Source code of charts
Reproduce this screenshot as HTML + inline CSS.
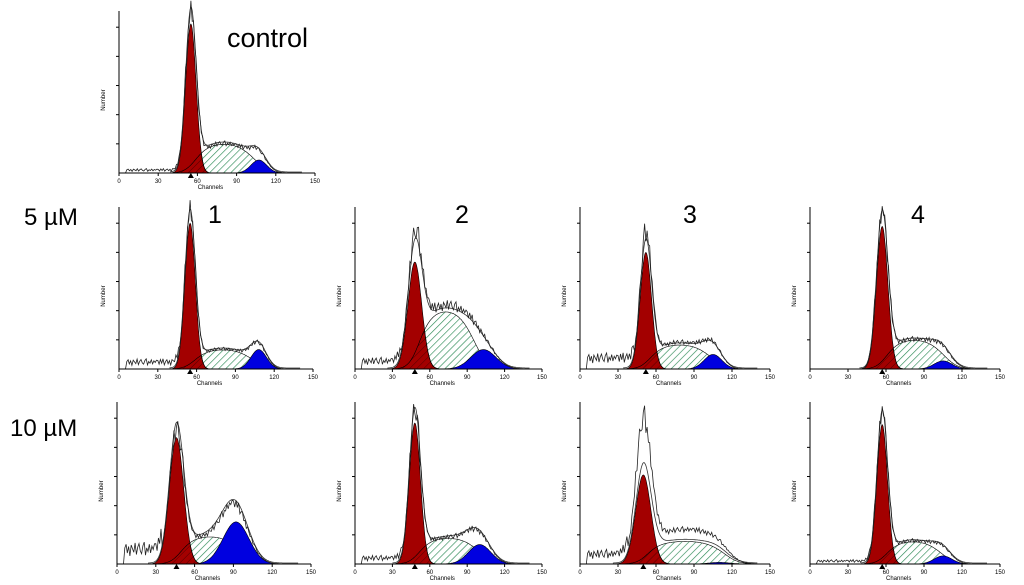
<!DOCTYPE html>
<html><head><meta charset="utf-8"><style>
body{margin:0;background:#fff;width:1024px;height:585px;overflow:hidden}
svg{display:block}
.lbl{font-family:"Liberation Sans",sans-serif;fill:#000}
</style></head><body>
<svg id="fig" width="1024" height="585" viewBox="0 0 1024 585" xmlns="http://www.w3.org/2000/svg">
<defs>
<pattern id="hg" patternUnits="userSpaceOnUse" width="5" height="5" patternTransform="rotate(45)"><rect width="5" height="5" fill="#fff"/><line x1="0" y1="0" x2="0" y2="5" stroke="#2e8b57" stroke-width="1.3"/></pattern>
<pattern id="hd" patternUnits="userSpaceOnUse" width="5" height="5" patternTransform="rotate(45)"><line x1="0" y1="0" x2="0" y2="5" stroke="#000" stroke-width="0.8" opacity="0.6"/></pattern>
</defs>
<text class="lbl" x="227" y="47" font-size="27">control</text>
<text class="lbl" x="24" y="225" font-size="24">5 µM</text>
<text class="lbl" x="10" y="436" font-size="24">10 µM</text>
<text class="lbl" x="208" y="223" font-size="25">1</text>
<text class="lbl" x="455" y="223" font-size="25">2</text>
<text class="lbl" x="683" y="223" font-size="25">3</text>
<text class="lbl" x="911" y="223" font-size="25">4</text>
</svg>
<script>
// panel names
const panelNames=["control","5uM-1","5uM-2","5uM-3","5uM-4","10uM-1","10uM-2","10uM-3","10uM-4"];
// G1 peak: mean channel, sd, height (fraction of axis)
const g1Mean=[55,55,48,52,57,46,48,50,57];
const g1Sd=[4,4,5.5,4.5,4.5,5.5,4.5,6,4.2];
const g1Height=[0.92,0.90,0.66,0.72,0.88,0.78,0.87,0.55,0.86];
// S phase plateau height
const sHeight=[0.18,0.12,0.36,0.15,0.18,0.17,0.16,0.14,0.14];
const sEnd=[106,106,98,106,108,98,102,116,106];
// G2 peak
const g2Mean=[107,108,103,105,105,92,100,110,105];
const g2Sd=[6,6,10,7,7,10,9,8,7];
const g2Height=[0.08,0.12,0.12,0.09,0.05,0.26,0.12,0.01,0.05];
// observed peak and debris level
const dataPeak=[1.0,0.98,0.85,0.85,0.97,0.82,0.95,0.9,0.94];
const debris=[0.03,0.07,0.08,0.11,0.0,0.15,0.06,0.10,0.03];
const noise=[0.05,-0.06,0.08,-0.03,0.1,-0.08,0.02,0.07,-0.05,0.04,-0.09,0.06,0.01,-0.04,0.09,-0.07,0.03,0.08,-0.02,-0.06,0.05,0.1,-0.08,0.02,-0.03,0.07,-0.05,0.04,-0.01,0.06];
const xTicks=[0,30,60,90,120,150];
// layout
const ox=[119,119,355,580,810,117,355,580,810];
const oy=[173,369,369,369,369,564,564,564,564];
const W=[196,194,187,190,190,194,187,190,190];
const H=162;
const svg=document.getElementById('fig');
const NS="http://www.w3.org/2000/svg";
function el(t,a,p){const e=document.createElementNS(NS,t);for(const k in a)e.setAttribute(k,a[k]);(p||svg).appendChild(e);return e;}
function sig(x){return 1/(1+Math.exp(-x));}
panelNames.forEach((nm,i)=>{
  const g=el('g',{});
  
  
  const X=c=>ox[i]+c/150*W[i], Y=v=>oy[i]-v*H;
  const G1=c=>g1Height[i]*Math.exp(-0.5*((c-g1Mean[i])/g1Sd[i])**2);
  const G2=c=>g2Height[i]*Math.exp(-0.5*((c-g2Mean[i])/g2Sd[i])**2);
  const a=g1Mean[i]+2, b=sEnd[i], mid=(a+b)/2, half=(b-a)/2;
  const S=c=>sHeight[i]*sig((c-a)/4.5)*sig((b-c)/6)*Math.max(0,1-0.25*((c-mid)/half)**2);
  const fit=c=>G1(c)+G2(c)+S(c);
  const cs=[];for(let c=g1Mean[i]-4*g1Sd[i];c<=140;c+=0.5)cs.push(c);
  const area=(f,col)=>{let d='M'+X(cs[0])+','+Y(0);cs.forEach(c=>d+='L'+X(c).toFixed(1)+','+Y(f(c)).toFixed(1));d+='L'+X(140)+','+Y(0)+'Z';return el('path',{d,fill:col,stroke:'#000','stroke-width':0.6},g);};
  const s=area(S,'url(#hg)');
  const bl=area(G2,'#0000e0');
  const r=area(G1,'#a30000');
  const ov=area(c=>Math.min(G1(c),S(c)),'url(#hd)');
  // fit envelope
  let d='';cs.forEach((c,k)=>d+=(k?'L':'M')+X(c).toFixed(1)+','+Y(fit(c)*1.05+0.006).toFixed(1));
  const fl=el('path',{d,fill:'none',stroke:'#333','stroke-width':0.8},g);
  // data histogram
  const scale=dataPeak[i]/Math.max(...cs.map(fit));
  d='';for(let c=5;c<=140;c++){let v=fit(c)*Math.max(scale,1);v=v*(1+noise[c%30]*0.9)+(c<g1Mean[i]-2*g1Sd[i]?debris[i]*(0.6+noise[c%30]*3):0);if(c<6)v=0;d+=(c>5?'L':'M')+X(c).toFixed(1)+','+Y(Math.max(0,v)).toFixed(1);}
  const dl=el('path',{d,fill:'none',stroke:'#222','stroke-width':0.8},g);
  // axes
  const ax=el('path',{d:`M${X(0)},${Y(1)}V${Y(0)}H${X(150)}`,fill:'none',stroke:'#000','stroke-width':1},g);
  
  xTicks.forEach(t=>{el('line',{x1:X(t),x2:X(t),y1:Y(0),y2:Y(0)+3,stroke:'#000'},g);
    const tx=el('text',{x:X(t),y:Y(0)+10,'font-size':6,'text-anchor':'middle',class:'lbl'},g);tx.textContent=t;
    });
  for(let k=1;k<=5;k++){el('line',{x1:X(0)-3,x2:X(0),y1:Y(k*0.18),y2:Y(k*0.18),stroke:'#000'},g);}
  const xl=el('text',{x:X(70),y:Y(0)+16,'font-size':6,'text-anchor':'middle',class:'lbl'},g);xl.textContent='Channels';
  
  const yl=el('text',{x:0,y:0,'font-size':6,'text-anchor':'middle',class:'lbl',transform:`translate(${X(0)-14},${Y(0.45)}) rotate(-90)`},g);yl.textContent='Number';
  
  const m=el('path',{d:`M${X(g1Mean[i])-3},${Y(0)+5}L${X(g1Mean[i])},${Y(0)}L${X(g1Mean[i])+3},${Y(0)+5}Z`,fill:'#000'},g);
  
});
</script>
</body></html>
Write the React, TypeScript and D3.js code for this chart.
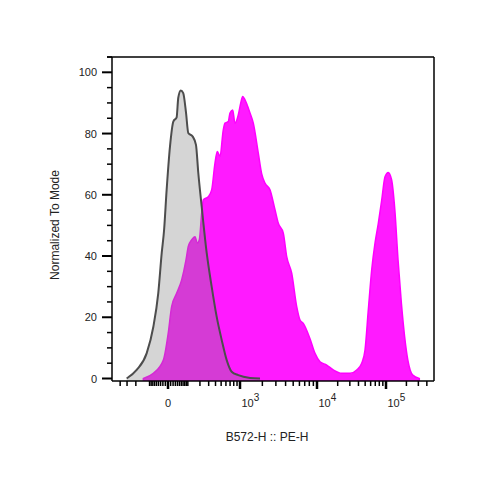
import React from "react";
import * as d3 from "d3";

// ---- data (fluorescence value, normalized to mode %) ----
const controlX = [-305, -192, -109, -67, -41, -25, -15, -5, 7.5, 21, 36, 44, 57, 71, 88, 103, 136, 163, 184, 218, 275, 341, 419, 511, 618, 743, 941, 1370, 1863];
const controlY = [0, 2.8, 8.3, 16.9, 27.9, 41.0, 48.5, 61.6, 75.8, 83.9, 85.3, 91.7, 94.1, 93.2, 86.8, 80.2, 79.0, 76.3, 67.2, 56.1, 41.0, 30.0, 20.2, 12.6, 6.0, 2.2, 1.1, 0.2, 0];

const stainedX = [-134, -67, -18, 1, 14, 36, 62, 88, 103, 128, 155, 175, 194, 218, 235, 295, 341, 391, 430, 478, 543, 579, 655, 698, 770, 837, 941, 1023, 1090, 1172, 1370, 1517, 1768, 1961, 2167, 2517, 2923, 3225, 3737, 4133, 4786, 5541, 6103, 6717, 8162, 9437, 11062, 13848, 17275, 22865, 30180, 37720, 44550, 49740, 55510, 62160, 69370, 77440, 86700, 96770, 107960, 120890, 134940, 150580, 168540, 188130, 209970, 247940, 309700];
const stainedY = [0, 1.7, 6.0, 14.9, 23.5, 27.8, 32.2, 38.7, 43.1, 45.3, 46.3, 44.2, 45.3, 54.1, 58.3, 59.4, 61.6, 70.3, 74.1, 72.5, 81.2, 83.4, 83.9, 86.7, 87.7, 83.4, 86.1, 89.9, 92.1, 91.0, 86.7, 83.4, 73.6, 66.8, 63.8, 61.6, 55.1, 50.7, 47.5, 39.8, 34.4, 23.5, 19.1, 18.0, 13.0, 8.2, 5.5, 4.4, 2.8, 1.7, 1.7, 2.8, 5.0, 9.3, 22.4, 35.5, 44.2, 50.7, 58.3, 65.9, 67.3, 64.9, 55.1, 38.7, 24.6, 13.7, 6.0, 1.1, 0];

const yMajorTicks = [0, 20, 40, 60, 80, 100];
const yMinorTicks = [5, 10, 15, 25, 30, 35, 45, 50, 55, 65, 70, 75, 85, 90, 95, 105];
const xMajorTicks = [0, 1000, 10000, 100000];
const xMajorLabels = [
  { base: "0", exp: "" },
  { base: "10", exp: "3" },
  { base: "10", exp: "4" },
  { base: "10", exp: "5" },
];
const xMinorTicks = [
  -400, -300, -200, -90, -80, -70, -60, -50, -40, -30, -20, -10,
  10, 20, 30, 40, 50, 60, 70, 80, 90,
  100, 200, 300, 400, 500, 600, 700, 800, 900,
  2000, 3000, 4000, 5000, 6000, 7000, 8000, 9000,
  20000, 30000, 40000, 50000, 60000, 70000, 80000, 90000,
  200000, 300000, 400000,
];
const xDomainStops = [-550, 0, 1000, 10000, 100000, 510000];

const xTitle = "B572-H :: PE-H";
const yTitle = "Normalized To Mode";

// ---- layout ----
const W = 500, H = 484;
const left = 112, right = 434, top = 57, bottom = 381;
const xStopPix = [112, 168, 240, 317, 386, 434];

const biex = (v: number) => Math.sign(v) * Math.log10(1 + Math.abs(v) / 115);
const tScale = d3.scaleLinear().domain(xDomainStops.map(biex)).range(xStopPix);
const x = (v: number) => tScale(biex(v));
const y = d3.scaleLinear().domain([0, 105]).range([378.5, top]);

const font = "'Liberation Sans', Arial, sans-serif";

export default function App() {
  const ctrl = controlX.map((v, i) => [v, controlY[i]] as [number, number]);
  const stn = stainedX.map((v, i) => [v, stainedY[i]] as [number, number]);
  const area = d3
    .area<[number, number]>()
    .x((d) => x(d[0]))
    .y0(bottom)
    .y1((d) => Math.min(y(d[1]), bottom))
    .curve(d3.curveMonotoneX);
  const line = d3
    .line<[number, number]>()
    .x((d) => x(d[0]))
    .y((d) => Math.min(y(d[1]), bottom))
    .curve(d3.curveMonotoneX);

  return (
    <svg
      width={W}
      height={H}
      style={{ position: "absolute", left: 0, top: 0, background: "#fff" }}
      fontFamily={font}
    >
      <defs>
        <clipPath id="plot">
          <rect x={left} y={top} width={right - left} height={bottom - top} />
        </clipPath>
      </defs>
      <g clipPath="url(#plot)">
        <path d={area(stn) || ""} fill="#ff1aff" stroke="#ff00ff" strokeWidth={1.5} />
        <path d={area(ctrl) || ""} fill="rgb(128,128,128)" fillOpacity={0.33} stroke="none" />
        <path d={line(ctrl) || ""} fill="none" stroke="#4d4d4d" strokeWidth={2} />
      </g>

      {/* frame */}
      <line x1={left - 5} x2={right} y1={top} y2={top} stroke="#000" strokeWidth={1.5} />
      <line x1={right} x2={right} y1={top} y2={bottom} stroke="#000" strokeWidth={1.5} />
      <line x1={left} x2={left} y1={top} y2={bottom} stroke="#000" strokeWidth={1.5} />
      <line x1={left} x2={right} y1={bottom} y2={bottom} stroke="#000" strokeWidth={1.5} />

      {/* y ticks */}
      {yMajorTicks.map((t) => (
        <g key={"ym" + t}>
          <line x1={left - 10} x2={left} y1={y(t)} y2={y(t)} stroke="#000" strokeWidth={2} />
          <text x={97} y={y(t) + 4} textAnchor="end" fontSize={11} fill="#222">
            {t}
          </text>
        </g>
      ))}
      {yMinorTicks.map((t) => (
        <line key={"yn" + t} x1={left - 5} x2={left} y1={y(t)} y2={y(t)} stroke="#000" strokeWidth={1.5} />
      ))}

      {/* x ticks */}
      {xMinorTicks.map((t) => (
        <line key={"xn" + t} x1={x(t)} x2={x(t)} y1={bottom} y2={bottom + 5} stroke="#000" strokeWidth={1.5} />
      ))}
      {xMajorTicks.map((t, i) => (
        <g key={"xm" + t}>
          <line x1={x(t)} x2={x(t)} y1={bottom} y2={bottom + 8} stroke="#000" strokeWidth={2.5} />
          {xMajorLabels[i].exp === "" ? (
            <text x={x(t)} y={407} textAnchor="middle" fontSize={11} fill="#222">
              {xMajorLabels[i].base}
            </text>
          ) : (
            <text x={x(t) + 1.5} y={407} textAnchor="start" fontSize={11} fill="#222">
              {xMajorLabels[i].base}
              <tspan dy={-6} fontSize={10}>
                {xMajorLabels[i].exp}
              </tspan>
            </text>
          )}
        </g>
      ))}

      {/* titles */}
      <text x={267} y={441} textAnchor="middle" fontSize={12} fill="#222">
        {xTitle}
      </text>
      <text
        transform={`translate(59, 225) rotate(-90)`}
        textAnchor="middle"
        fontSize={12}
        fill="#222"
      >
        {yTitle}
      </text>
    </svg>
  );
}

Requirement
Everything from the line that contains "Write the React, TypeScript" down to the line that contains "6.0, 1.1, 0];" should be written out exactly, end lines too, minus the pictures.

Exercise response
Write the React, TypeScript and D3.js code for this chart.
import React from "react";
import * as d3 from "d3";

// ---- data (fluorescence value, normalized to mode %) ----
const controlX = [-305, -192, -109, -67, -41, -25, -15, -5, 7.5, 21, 36, 44, 57, 71, 88, 103, 136, 163, 184, 218, 275, 341, 419, 511, 618, 743, 941, 1370, 1863];
const controlY = [0, 2.8, 8.3, 16.9, 27.9, 41.0, 48.5, 61.6, 75.8, 83.9, 85.3, 91.7, 94.1, 93.2, 86.8, 80.2, 79.0, 76.3, 67.2, 56.1, 41.0, 30.0, 20.2, 12.6, 6.0, 2.2, 1.1, 0.2, 0];

const stainedX = [-134, -67, -18, 1, 14, 36, 62, 88, 103, 128, 155, 175, 194, 218, 235, 295, 341, 391, 430, 478, 543, 579, 655, 698, 770, 837, 941, 1023, 1090, 1172, 1370, 1517, 1768, 1961, 2167, 2517, 2923, 3225, 3737, 4133, 4786, 5541, 6103, 6717, 8162, 9437, 11062, 13848, 17275, 22865, 30180, 37720, 44550, 49740, 55510, 62160, 69370, 77440, 86700, 96770, 107960, 120890, 134940, 150580, 168540, 188130, 209970, 247940, 309700];
const stainedY = [0, 1.7, 6.0, 14.9, 23.5, 27.8, 32.2, 38.7, 43.1, 45.3, 46.3, 44.2, 45.3, 54.1, 58.3, 59.4, 61.6, 70.3, 74.1, 72.5, 81.2, 83.4, 83.9, 86.7, 87.7, 83.4, 86.1, 89.9, 92.1, 91.0, 86.7, 83.4, 73.6, 66.8, 63.8, 61.6, 55.1, 50.7, 47.5, 39.8, 34.4, 23.5, 19.1, 18.0, 13.0, 8.2, 5.5, 4.4, 2.8, 1.7, 1.7, 2.8, 5.0, 9.3, 22.4, 35.5, 44.2, 50.7, 58.3, 65.9, 67.3, 64.9, 55.1, 38.7, 24.6, 13.7, 6.0, 1.1, 0];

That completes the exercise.